Building LanguageTool for Tigrinya
LanguageTool Tigrinya Github is the forked source of LanguageTool. Tigrinya support is built on a separate repository. Once the support is fully implemented, we will do a ‘pull request’ for LanguageTool developers to merge our repository to the main source.
Build from Source
There are 2 things to build
- Build LanguageTool source code
- Build HunSpell dictionary into LanguageTool compatible (Morfologik) dictionary. This is done when ever we add or remove a word from the main dictionary
1. Build LanguageTool source code
To build Tigrinya Language Tool from source you will need maven and git installed in your system. An easier approach is to build it in Ubuntu, either on a Linux machine or on WSL 2 in Windows.
sudo apt install maven
sudo apt install git
git clone https://github.com/TigrinyaNLP/languagetool.git
cd languagetool
./build.sh languagetool-standalone package -DskipTests
Language Detector
LanguageTool has a dependency to language-detector-0.6.jar. The detector is used to detect the language of a source text (mostly when a user does not specify the language). However the detector does not support Tigrinya. To fix this we have forked the source code and added Tigrinya support. The compiled language-detector.jar is available here for download use this instead of the default language-detector.jar that comes from the maven repository.

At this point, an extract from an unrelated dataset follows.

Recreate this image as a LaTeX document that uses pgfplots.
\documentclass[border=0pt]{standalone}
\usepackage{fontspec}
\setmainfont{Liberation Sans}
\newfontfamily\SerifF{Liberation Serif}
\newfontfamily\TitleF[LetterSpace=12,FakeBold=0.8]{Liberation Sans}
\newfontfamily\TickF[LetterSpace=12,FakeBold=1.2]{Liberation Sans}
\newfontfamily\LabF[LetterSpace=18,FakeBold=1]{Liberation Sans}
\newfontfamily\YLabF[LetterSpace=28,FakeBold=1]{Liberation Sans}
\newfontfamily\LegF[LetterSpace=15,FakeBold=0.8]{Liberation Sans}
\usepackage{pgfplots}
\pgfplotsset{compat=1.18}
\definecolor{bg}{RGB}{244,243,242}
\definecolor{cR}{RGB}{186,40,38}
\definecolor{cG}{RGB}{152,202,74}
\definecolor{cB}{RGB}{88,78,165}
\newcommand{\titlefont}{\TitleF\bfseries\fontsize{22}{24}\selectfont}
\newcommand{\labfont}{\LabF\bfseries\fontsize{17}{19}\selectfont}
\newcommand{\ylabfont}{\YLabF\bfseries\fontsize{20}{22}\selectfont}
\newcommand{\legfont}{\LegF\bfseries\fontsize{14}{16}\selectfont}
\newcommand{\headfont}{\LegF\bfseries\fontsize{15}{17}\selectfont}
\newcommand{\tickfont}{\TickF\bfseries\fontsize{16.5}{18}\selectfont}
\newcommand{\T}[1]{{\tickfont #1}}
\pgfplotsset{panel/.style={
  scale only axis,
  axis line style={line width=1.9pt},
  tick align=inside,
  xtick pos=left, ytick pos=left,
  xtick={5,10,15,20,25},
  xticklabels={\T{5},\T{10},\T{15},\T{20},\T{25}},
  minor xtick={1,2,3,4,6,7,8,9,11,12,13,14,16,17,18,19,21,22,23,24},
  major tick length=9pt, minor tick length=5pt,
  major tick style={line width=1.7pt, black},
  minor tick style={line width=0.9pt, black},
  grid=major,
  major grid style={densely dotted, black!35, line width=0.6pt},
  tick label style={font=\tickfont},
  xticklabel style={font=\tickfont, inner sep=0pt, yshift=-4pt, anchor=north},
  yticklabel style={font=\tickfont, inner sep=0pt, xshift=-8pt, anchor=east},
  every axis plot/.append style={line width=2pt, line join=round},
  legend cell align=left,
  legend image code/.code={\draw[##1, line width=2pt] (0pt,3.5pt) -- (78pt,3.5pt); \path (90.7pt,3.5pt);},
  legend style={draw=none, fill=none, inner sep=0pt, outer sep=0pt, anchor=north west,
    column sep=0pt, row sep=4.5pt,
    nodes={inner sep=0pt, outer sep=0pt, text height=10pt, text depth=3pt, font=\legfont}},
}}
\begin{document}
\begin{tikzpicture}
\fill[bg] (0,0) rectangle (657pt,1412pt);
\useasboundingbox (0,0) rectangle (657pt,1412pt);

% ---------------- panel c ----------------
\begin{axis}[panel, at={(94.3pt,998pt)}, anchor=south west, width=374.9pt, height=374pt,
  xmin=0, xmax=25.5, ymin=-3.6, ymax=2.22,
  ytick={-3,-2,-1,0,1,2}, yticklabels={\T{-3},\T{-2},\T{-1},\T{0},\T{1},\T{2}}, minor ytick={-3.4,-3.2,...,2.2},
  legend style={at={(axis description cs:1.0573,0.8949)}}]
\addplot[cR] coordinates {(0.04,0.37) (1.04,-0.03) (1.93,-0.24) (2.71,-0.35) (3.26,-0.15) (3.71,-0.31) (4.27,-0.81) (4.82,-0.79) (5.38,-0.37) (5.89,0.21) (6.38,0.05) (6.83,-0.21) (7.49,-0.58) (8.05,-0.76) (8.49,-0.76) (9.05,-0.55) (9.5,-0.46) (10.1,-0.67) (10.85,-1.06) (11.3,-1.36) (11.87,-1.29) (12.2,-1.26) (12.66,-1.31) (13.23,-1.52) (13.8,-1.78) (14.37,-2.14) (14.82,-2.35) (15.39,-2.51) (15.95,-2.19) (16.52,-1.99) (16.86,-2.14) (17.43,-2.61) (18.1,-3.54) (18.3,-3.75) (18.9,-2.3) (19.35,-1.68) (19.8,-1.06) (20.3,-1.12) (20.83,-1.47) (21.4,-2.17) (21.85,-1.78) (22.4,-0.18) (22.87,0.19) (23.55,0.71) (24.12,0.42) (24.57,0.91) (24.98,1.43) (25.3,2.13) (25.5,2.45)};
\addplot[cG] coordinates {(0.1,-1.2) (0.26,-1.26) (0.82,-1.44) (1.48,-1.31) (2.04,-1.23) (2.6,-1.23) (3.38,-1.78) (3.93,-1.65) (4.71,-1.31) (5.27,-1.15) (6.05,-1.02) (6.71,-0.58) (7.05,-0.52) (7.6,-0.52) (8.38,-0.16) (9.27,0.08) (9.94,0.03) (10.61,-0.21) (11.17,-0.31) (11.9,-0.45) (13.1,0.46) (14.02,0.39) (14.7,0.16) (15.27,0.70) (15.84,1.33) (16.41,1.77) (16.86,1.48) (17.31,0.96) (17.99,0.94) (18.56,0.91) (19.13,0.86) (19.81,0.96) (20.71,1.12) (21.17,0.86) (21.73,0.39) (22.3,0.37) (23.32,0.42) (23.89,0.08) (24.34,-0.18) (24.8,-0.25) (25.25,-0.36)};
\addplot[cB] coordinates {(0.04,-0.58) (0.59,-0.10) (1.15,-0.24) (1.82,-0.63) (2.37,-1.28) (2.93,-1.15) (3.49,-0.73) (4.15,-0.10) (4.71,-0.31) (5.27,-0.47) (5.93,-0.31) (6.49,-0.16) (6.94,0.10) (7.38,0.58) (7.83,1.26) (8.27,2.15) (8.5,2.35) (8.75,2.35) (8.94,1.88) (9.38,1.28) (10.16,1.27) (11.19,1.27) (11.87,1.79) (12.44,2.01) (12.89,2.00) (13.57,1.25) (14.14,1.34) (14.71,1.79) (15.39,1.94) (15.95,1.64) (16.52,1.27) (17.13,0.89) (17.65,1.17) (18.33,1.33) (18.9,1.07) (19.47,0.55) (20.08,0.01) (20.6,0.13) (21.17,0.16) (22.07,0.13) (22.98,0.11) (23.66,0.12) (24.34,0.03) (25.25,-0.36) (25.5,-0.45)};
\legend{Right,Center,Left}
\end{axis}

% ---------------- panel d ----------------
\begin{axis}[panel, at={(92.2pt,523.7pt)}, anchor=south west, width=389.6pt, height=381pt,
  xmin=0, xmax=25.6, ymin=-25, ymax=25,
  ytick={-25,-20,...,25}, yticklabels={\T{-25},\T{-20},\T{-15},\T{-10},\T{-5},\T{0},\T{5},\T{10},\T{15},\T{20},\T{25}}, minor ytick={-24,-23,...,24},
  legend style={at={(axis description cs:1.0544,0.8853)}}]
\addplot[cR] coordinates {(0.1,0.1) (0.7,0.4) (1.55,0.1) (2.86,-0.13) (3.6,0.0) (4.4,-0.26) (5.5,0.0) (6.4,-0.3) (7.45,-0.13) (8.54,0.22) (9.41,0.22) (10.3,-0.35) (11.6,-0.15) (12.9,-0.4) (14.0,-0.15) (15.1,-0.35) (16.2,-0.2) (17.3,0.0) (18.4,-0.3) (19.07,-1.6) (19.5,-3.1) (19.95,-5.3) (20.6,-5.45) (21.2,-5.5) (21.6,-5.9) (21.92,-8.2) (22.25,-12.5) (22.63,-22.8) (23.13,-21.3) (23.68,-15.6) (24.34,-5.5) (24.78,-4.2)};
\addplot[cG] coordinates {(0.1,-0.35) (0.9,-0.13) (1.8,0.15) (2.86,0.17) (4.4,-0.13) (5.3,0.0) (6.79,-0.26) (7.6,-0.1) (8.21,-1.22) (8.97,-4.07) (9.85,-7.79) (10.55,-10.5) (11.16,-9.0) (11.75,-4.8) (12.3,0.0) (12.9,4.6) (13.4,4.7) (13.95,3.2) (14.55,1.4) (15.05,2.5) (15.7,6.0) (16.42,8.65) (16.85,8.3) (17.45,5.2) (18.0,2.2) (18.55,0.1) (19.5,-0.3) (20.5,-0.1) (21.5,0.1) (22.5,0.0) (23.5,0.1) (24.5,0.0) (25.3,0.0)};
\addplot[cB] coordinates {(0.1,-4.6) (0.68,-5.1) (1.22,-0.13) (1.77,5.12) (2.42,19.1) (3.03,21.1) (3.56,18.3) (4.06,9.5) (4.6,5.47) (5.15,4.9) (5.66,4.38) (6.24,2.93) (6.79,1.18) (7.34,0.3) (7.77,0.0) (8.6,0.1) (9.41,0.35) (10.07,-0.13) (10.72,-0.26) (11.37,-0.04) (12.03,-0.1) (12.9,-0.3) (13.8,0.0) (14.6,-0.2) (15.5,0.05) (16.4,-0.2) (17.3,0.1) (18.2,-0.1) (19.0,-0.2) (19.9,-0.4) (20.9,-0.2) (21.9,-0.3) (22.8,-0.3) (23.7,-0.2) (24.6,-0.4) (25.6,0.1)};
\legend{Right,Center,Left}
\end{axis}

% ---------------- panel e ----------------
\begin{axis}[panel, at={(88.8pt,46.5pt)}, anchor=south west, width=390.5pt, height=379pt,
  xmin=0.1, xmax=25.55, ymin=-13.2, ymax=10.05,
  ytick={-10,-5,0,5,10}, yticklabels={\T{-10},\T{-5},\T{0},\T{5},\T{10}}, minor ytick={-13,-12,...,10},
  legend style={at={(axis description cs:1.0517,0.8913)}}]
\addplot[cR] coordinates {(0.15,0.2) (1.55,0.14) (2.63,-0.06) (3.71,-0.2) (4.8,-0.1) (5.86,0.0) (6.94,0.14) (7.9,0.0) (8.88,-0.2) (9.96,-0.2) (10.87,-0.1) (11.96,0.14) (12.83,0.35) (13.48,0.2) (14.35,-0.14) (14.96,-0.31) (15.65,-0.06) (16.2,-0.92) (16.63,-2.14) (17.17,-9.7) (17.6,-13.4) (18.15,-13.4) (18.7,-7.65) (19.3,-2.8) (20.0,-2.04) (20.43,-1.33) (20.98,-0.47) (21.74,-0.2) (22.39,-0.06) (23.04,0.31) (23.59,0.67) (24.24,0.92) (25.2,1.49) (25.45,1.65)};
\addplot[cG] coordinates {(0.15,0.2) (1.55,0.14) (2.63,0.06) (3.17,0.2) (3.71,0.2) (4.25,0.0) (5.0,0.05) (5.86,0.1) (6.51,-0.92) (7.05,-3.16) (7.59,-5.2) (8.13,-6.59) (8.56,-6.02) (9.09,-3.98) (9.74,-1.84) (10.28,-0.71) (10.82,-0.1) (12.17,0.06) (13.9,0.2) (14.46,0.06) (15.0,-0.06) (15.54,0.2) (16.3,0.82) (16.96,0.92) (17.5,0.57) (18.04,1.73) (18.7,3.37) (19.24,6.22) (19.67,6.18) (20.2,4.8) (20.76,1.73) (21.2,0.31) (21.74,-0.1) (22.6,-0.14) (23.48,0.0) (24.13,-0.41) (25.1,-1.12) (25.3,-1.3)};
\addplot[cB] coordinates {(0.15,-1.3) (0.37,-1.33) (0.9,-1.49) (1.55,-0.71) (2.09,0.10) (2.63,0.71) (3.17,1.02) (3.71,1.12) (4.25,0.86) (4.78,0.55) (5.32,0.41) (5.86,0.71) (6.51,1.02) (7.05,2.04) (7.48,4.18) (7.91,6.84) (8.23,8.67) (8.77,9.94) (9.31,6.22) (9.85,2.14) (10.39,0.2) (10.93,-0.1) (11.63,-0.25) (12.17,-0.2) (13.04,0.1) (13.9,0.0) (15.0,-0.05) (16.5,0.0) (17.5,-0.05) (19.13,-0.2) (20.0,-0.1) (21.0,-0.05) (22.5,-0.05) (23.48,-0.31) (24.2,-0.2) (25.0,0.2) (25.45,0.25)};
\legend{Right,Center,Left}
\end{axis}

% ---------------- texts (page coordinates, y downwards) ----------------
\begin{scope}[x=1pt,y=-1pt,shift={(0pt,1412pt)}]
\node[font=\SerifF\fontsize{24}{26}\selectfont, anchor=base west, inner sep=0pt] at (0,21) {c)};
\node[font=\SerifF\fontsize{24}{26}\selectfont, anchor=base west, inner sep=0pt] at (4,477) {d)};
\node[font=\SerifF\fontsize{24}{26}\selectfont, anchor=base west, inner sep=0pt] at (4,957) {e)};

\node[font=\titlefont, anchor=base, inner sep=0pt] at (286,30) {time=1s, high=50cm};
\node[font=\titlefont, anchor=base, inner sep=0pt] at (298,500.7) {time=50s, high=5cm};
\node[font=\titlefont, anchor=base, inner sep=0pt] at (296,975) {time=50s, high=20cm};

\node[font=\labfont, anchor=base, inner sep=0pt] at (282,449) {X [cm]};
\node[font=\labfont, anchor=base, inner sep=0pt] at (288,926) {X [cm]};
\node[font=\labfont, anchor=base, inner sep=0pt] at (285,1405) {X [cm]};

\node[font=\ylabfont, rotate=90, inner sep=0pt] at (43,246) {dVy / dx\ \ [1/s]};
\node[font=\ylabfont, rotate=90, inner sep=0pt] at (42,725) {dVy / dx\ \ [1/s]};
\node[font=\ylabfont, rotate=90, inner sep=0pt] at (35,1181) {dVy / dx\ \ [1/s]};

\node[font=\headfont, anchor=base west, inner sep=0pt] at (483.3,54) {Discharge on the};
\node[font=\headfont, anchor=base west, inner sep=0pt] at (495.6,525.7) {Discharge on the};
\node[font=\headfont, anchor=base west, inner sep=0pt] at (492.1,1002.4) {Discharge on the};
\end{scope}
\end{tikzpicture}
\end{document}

2. Build Tigriya HunSpell dictionary
This step is only required if you have made changes to the dictionary. If you change any of the following files: ti_ER.dic,ti_ER_wordlist.xml and ti_ER.info you can compile a new ti_ER.dict using the following command
[languagetool]$ sh languagetool-language-modules/ti/src/main/resources/org/languagetool/resource/ti/hunspell/create_dict.sh ti ER
You can test the compiled version by running (uncomment) the last two lines in create_dict.sh
Tigrinya Files
The main Tigrinya codes and files are available under languagetool-language-modules. This directory contains Hunspell files and grammar.xml.
DEV Environment
During the development phase, we will maintain our DEV API environment at spell.tigrinyadictionary.com. Use the API documentation to properly query the API
Important
There are undocumented changes we have to add in ti_ER.info files
- latinScript=false should be added to tell LanguageTool that Tigrinya is not a latin based language
- Apparently Geez characters are treated as UpperCase so we should specify ‘ignoreUpperCase=false’ to allow Geez based languages to be checked by the spell checker
- fsa.type = NONE should also be added, since we are using plain list of words in our dictionary (not the default SUFFIX type which has extra tagging for case like English)